この2つのグループのどちらが餌をたくさん巣へ持ち帰ることができるかを実験したところ、エリート集団Aグループは短期的な生産性は高かったのですが、中長期的にみるとトンチンカンなメンバーを含めたBグループの方が高くなるという結果が得られたそうです。

この理由は、最初に餌を発見した仲間の帰巣フェロモンのルートが必ずしも最短ルートではなかったことに起因しています。
Bグループのトンチンカンなメンバーが適当に寄り道したりルートを間違えたりしているうちに、「たまたま偶然に」最短ルートを見つけることになり、他のメンバーもその最短ルートを利用するようになるからなのです。
中長期的にはダメ社員とエリート社員の混成チームが新ルートを開拓し、生産性をどんどん高めていった一方で、エリート集団のAグループでは第一発見者の残したフェロモンを勤勉に正確にトレースし続けた結果、いつまでも遠回りなルートで餌を運び続けたのです。

偶然の重要性
このように、自然界においては偶然性がひとつのルールとして組み込まれているようです。
アリのコミュニティにはエリート社員とダメ社員が一定の割合で存在しているという話は先ほどしましたが、コミュニティの中からダメ社員を全員つまみ出してエリート社員だけの集団にしても、かならず一定数はダメ社員に変身してサボったりトンチンカンな行動をとるそうです。
逆パターンで、エリート社員をすべて取り除いてダメ社員だけのコミュニティをつくっても、そのうちの一定数は急にサボり癖が治って活発なメンバーに生まれ変わるという研究結果もあります。まさに自然界は規律と遊びのバランスでできているのですね。

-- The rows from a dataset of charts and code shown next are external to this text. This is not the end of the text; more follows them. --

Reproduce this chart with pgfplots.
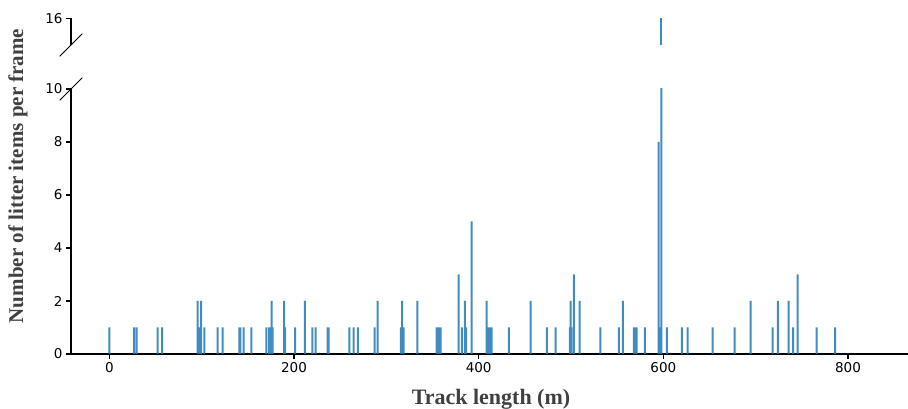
\documentclass[border=0pt]{standalone}
\usepackage{pgfplots}
\pgfplotsset{compat=1.18}
\usepackage{fontspec}
\setmainfont{DejaVu Sans}
\newfontfamily\labfont{Liberation Serif}
\definecolor{barblue}{HTML}{1F77B4}
\definecolor{labgray}{HTML}{404040}

% litter items per frame along the track
\pgfplotstableread{
x y
0 1
27 1
29.7 1
52.4 1
57.1 1
95.7 2
98.2 1
99.3 2
102.9 1
117.4 1
122.8 1
140.8 1
141.9 1
145.5 1
153.8 1
170 1
173 1
174.8 1
175.9 2
177 1
189.2 2
190.3 1
201.1 1
211.9 2
219.8 1
223.5 1
236.5 1
237.6 1
259.9 1
264.6 1
269.3 1
287.4 1
290.6 2
315.9 1
317 2
318.8 1
333.5 2
354.5 1
356.3 1
358.9 1
378.2 3
381.8 1
385.2 2
386.3 1
392.4 5
408.6 2
409.3 1
410.4 1
412.5 1
414 1
432.8 1
456.3 2
474 1
483.4 1
498.9 1
499.6 2
500.3 1
503.2 3
509.3 2
531.7 1
551.9 1
556.3 2
568.2 1
569.5 1
571.1 1
580.1 1
594.8 8
596 1
597.8 16
603.8 1
620.1 1
626.3 1
653.4 1
677.2 1
694.5 2
718.3 1
724.1 2
735.6 2
740.6 1
745.4 3
765.9 1
786.1 1
}\litter

\pgfplotsset{
  brk/.style={
    scale only axis,
    width=837pt,
    xmin=-41.5, xmax=865,
    tick align=outside,
    major tick length=5pt,
    every tick/.style={black, line width=1.1pt},
    axis line style={line width=1.1pt},
    tick label style={font=\fontsize{13.5}{15}\selectfont},
    /pgf/number format/assume math mode=true,
    clip mode=individual,
  },
  barstyle/.style={ybar, bar width=2pt, bar shift=0pt,
    fill=barblue, fill opacity=0.85, draw=none},
}

\begin{document}
\begin{tikzpicture}
\useasboundingbox (0,0) rectangle (908pt,409pt);

% lower part 0..10
\begin{axis}[brk,
  at={(71pt,55pt)}, anchor=south west,
  height=265pt,
  ymin=0, ymax=10,
  axis x line*=bottom, axis y line*=left,
  xtick={0,200,400,600,800},
  ytick={0,2,4,6,8,10},
]
\addplot[barstyle] table[x=x, y=y] {\litter};
\draw[line width=1pt] (rel axis cs:0,1) ++(-11.3pt,-11.3pt) -- ++(22.6pt,22.6pt);
\end{axis}

% upper part 15..16
\begin{axis}[brk,
  at={(71pt,364pt)}, anchor=south west,
  height=26.5pt,
  ymin=15, ymax=16,
  axis x line=none, axis y line*=left,
  xtick=\empty,
  ytick={16},
]
\addplot[barstyle, restrict y to domain=15:20] table[x=x, y=y] {\litter};
\draw[line width=1pt] (rel axis cs:0,0) ++(-11.3pt,-11.3pt) -- ++(22.6pt,22.6pt);
\end{axis}

\node[font=\labfont\bfseries\fontsize{22}{26}\selectfont, text=labgray]
  at (491pt,10pt) {Track length (m)};
\node[font=\labfont\bfseries\fontsize{21}{25}\selectfont, text=labgray, rotate=90]
  at (18pt,233pt) {Number of litter items per frame};
\end{tikzpicture}
\end{document}
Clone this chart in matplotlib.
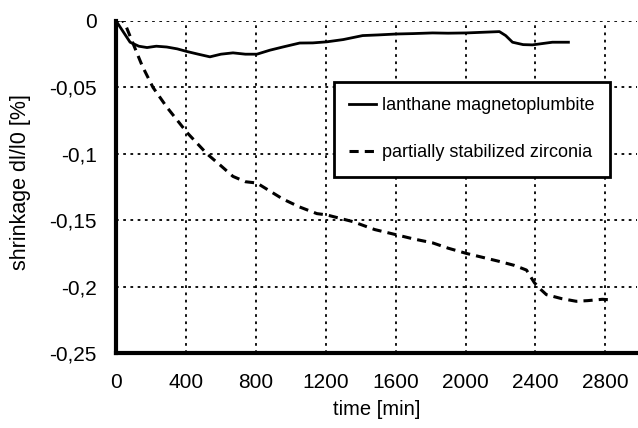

われわれの企業活動では、ともすれば短期的な成果だけを追い求めるあまり、偶然性や遊びの要素をなるべく排除してしまいがちです。ところが長期的な観点で見ると、実はものすごくもったいないことをしているのもしれません。特に最近は実に曖昧で複雑な世界ですし、新型コロナウィルスのように明日なにが起こるか見当もつかない世の中です。こんな時代だからこそ恣意的に遊びの要素を盛り込んだり、わざと偶然性を誘発させるような企業活動が求められているように思います。短期と中長期の成長性に複眼的な視点を持った戦略的行き当たりばったり経営こそがこれからのトレンドになるかのもしれません!?